Video the Vote and UStream Push Voters to Document Election Day Injustice

(Image: Video the Vote)
(Image: Video the Vote)

Americans across the country, including those suffering from gas shortages, power outages and crumpled homes from Hurricane Sandy, are determined to get to the polls. New York City residents can now vote at any polling place in the city and if you haven’t already voted early or submitted an absentee ballot, today is the day to cast your vote.  Swing states like Ohio, Wisconsin and Pennsylvania are especially under watch this election, and, if you notice anything suspicious at the polls, Video the Vote is encouraging you to use your phone to spread the word.

The site along with UStream have joined forces to draw attention to disenfranchisement like the “hanging chads” debacle in 2000 and subpar voting machines in urban areas (as seen during presidential elections in Florida in 2000 and Ohio in 2004). “Unfortunately, when elections are this close, we usually see different suppression strategies at play,” said Matt Pascarella, Video the Vote project director, who has been covering voter suppression as an investigative journalist for more than 10 years for various media outlets.

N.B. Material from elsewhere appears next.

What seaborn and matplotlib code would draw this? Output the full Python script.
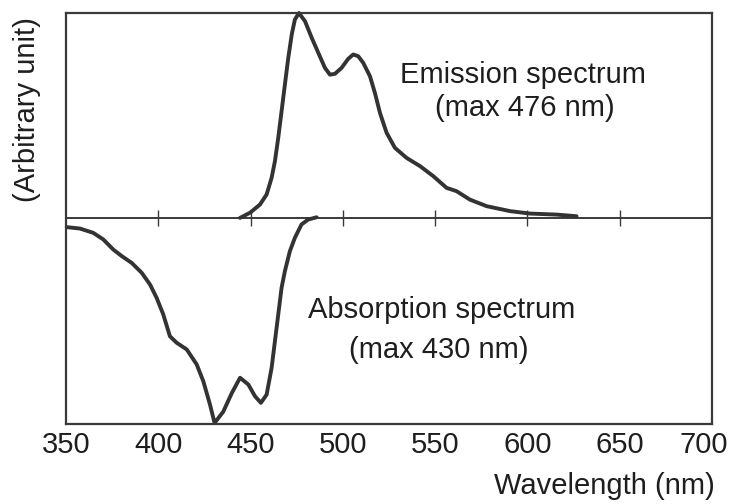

These tactics include denying voters in long lines and new voter ID laws, among others. Russell Simmons has already created the digital film “Battle for Your Ballot,” which identifies injustices from this election season.

Check out UStream’s live stream of potential spots of controversy and their app that locates your friends in battleground states to remind them to vote. Upload a video or photo with the hashtag #VideoTheVote to document your experience or expose an issue you come across at the polls.  The editors will verify and distribute stories to larger media outlets like CNN and MSNBC.